If a child doesn't finish his or her homework — or if, in the estimation of the teacher, hasn't done his or her best work — then they go to responsibility room instead of going to recess.

These kids are 8-year-olds. With learning disabilities. With sensory processing issues. Many with multiple psychotropic medications.

Responsibility room?

I can understand having a study hall or homework make-up room — though I'd question even that for 8-year-old LD kids. I can understand having a breakroom or a "crash room" if you don't feel like going to recess. But responsibility room?

Onto the fact that someone is having some sort of troubles getting their work done, the school is loading a whole load of assumptions — and guilt — about individual agency, about individual self-control. Contrary to popular delusions, humans actually don't have a lot of self-control. We are creatures of habit and creatures of instinct, and exercising self-control is something that is far more difficult than any of us are willing to say.

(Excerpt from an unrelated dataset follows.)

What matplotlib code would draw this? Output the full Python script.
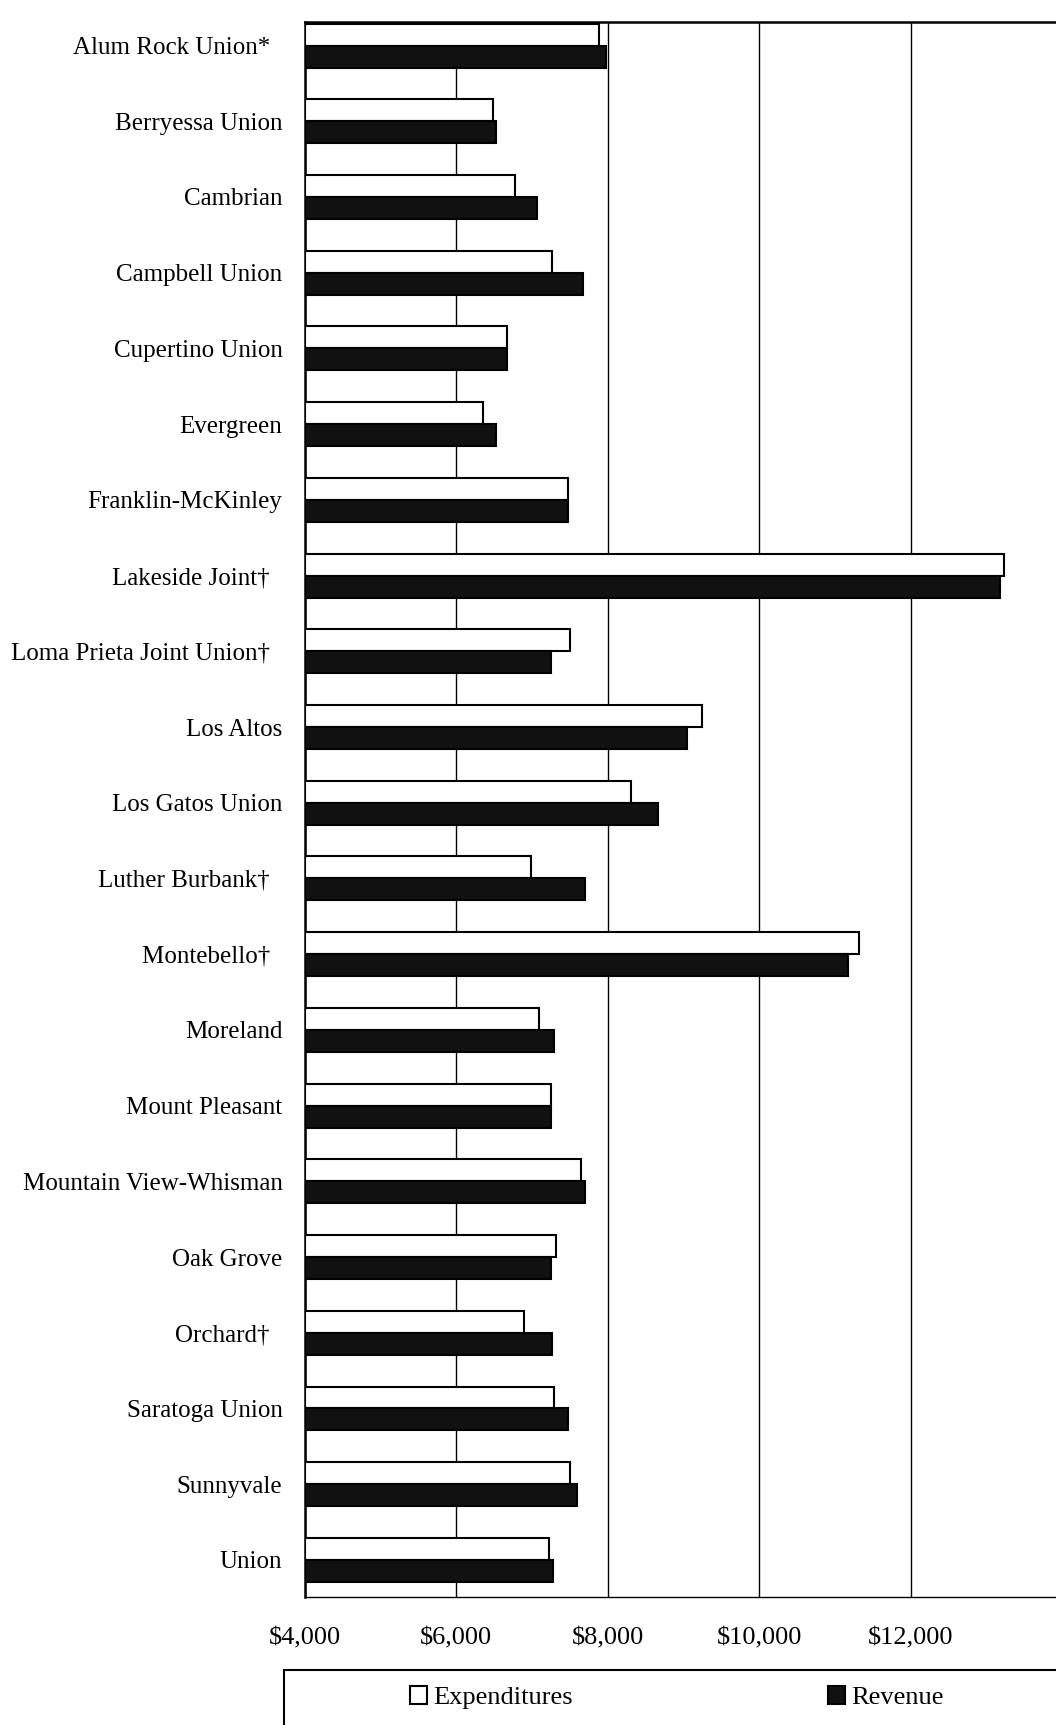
import numpy as np
import matplotlib.pyplot as plt
from matplotlib.patches import Patch, Rectangle

districts = ["Alum Rock Union*", "Berryessa Union", "Cambrian", "Campbell Union",
             "Cupertino Union", "Evergreen", "Franklin-McKinley", "Lakeside Joint\u2020",
             "Loma Prieta Joint Union\u2020", "Los Altos", "Los Gatos Union",
             "Luther Burbank\u2020", "Montebello\u2020", "Moreland", "Mount Pleasant",
             "Mountain View-Whisman", "Oak Grove", "Orchard\u2020", "Saratoga Union",
             "Sunnyvale", "Union"]
expenditures = [7880, 6480, 6770, 7265, 6670, 6350, 7470, 13230, 7500, 9240, 8310,
                6990, 11315, 7090, 7250, 7640, 7310, 6890, 7295, 7500, 7220]
revenue = [7980, 6525, 7060, 7670, 6670, 6525, 7470, 13170, 7250, 9050, 8660,
           7700, 11170, 7295, 7250, 7700, 7250, 7265, 7480, 7600, 7280]
xticks = [4000, 6000, 8000, 10000, 12000]
xtick_labels = ["$4,000", "$6,000", "$8,000", "$10,000", "$12,000"]

plt.rcParams['font.family'] = ['Liberation Serif', 'DejaVu Serif']

fig = plt.figure(figsize=(10.56, 17.25), dpi=100)
ax = fig.add_axes([0.2885, 0.0742, 0.7177, 0.913])

y = np.arange(len(districts))
h = 0.29
base = 4000
ax.barh(y - h / 2, np.array(expenditures) - base, h, left=base,
        color='white', edgecolor='black', linewidth=1.5, zorder=3)
ax.barh(y + h / 2, np.array(revenue) - base, h, left=base,
        color='#111111', edgecolor='black', linewidth=1.5, zorder=3)

# footnote marks hang a little past the other labels
labels = [d + "\u00a0\u00a0" if d[-1] in "*\u2020" else d for d in districts]

ax.set_xlim(4000, 14000)
ax.set_ylim(len(districts) - 0.51, -0.31)
ax.set_yticks(y)
ax.set_yticklabels(labels, fontsize=18)
ax.set_xticks(xticks)
ax.set_xticklabels(xtick_labels, fontsize=19)
ax.tick_params(axis='y', length=0, pad=16)
ax.tick_params(axis='x', length=0, pad=22)
ax.grid(axis='x', color='black', linewidth=1.0, zorder=0)
for side in ['left', 'top']:
    ax.spines[side].set_linewidth(1.8)
ax.spines['bottom'].set_linewidth(1.0)
ax.spines['right'].set_visible(False)

# legend box runs off the bottom-right of the page
fig.add_artist(Rectangle((258 / 960, -0.01), 0.75, 0.01 + 1 - 1518 / 1568,
                         transform=fig.transFigure, fill=False,
                         edgecolor='black', linewidth=1.5))
handles = [Patch(facecolor='white', edgecolor='black', linewidth=1.5),
           Patch(facecolor='#111111', edgecolor='black', linewidth=1.5)]
fig.legend(handles, ["Expenditures", "Revenue"], ncol=2,
           loc='center left', bbox_to_anchor=(373 / 960, 1 - 1543 / 1568),
           fontsize=19, frameon=False, handlelength=0.65, handleheight=0.65,
           handletextpad=0.2, borderaxespad=0, borderpad=0, columnspacing=9.7)

fig.savefig("out.png", dpi=100)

But we are a culture that has large-scale fantasies about individuality and self-control and self-making. And Sweet M's school has bought into that idea big-time.

When I expressed my concern about responsibility room, I was told that our kids need some sort of discipline.

Fair enough. But if you're like me you've probably noticed that the word "discipline" comes from "disciple." The root of any sort of discipline worth engaging is a relationship, a loving, engaged, affective and sometime passionate relationship.

But something happens when the relationship is not a loving relationship, but a relationship of bureaucracy to individual, or institution to individual. Then discipline is anything but loving. Instead it is punitive.

If I'd felt that Sweet M's teachers had a loving and engaged relationship with her I might have been less alarmed about this construct, but seeing what I've seen so far, responsibility room looks like the first lesson in Kafka's Metamorphosis, the first lesson in acquiescing to institutional power.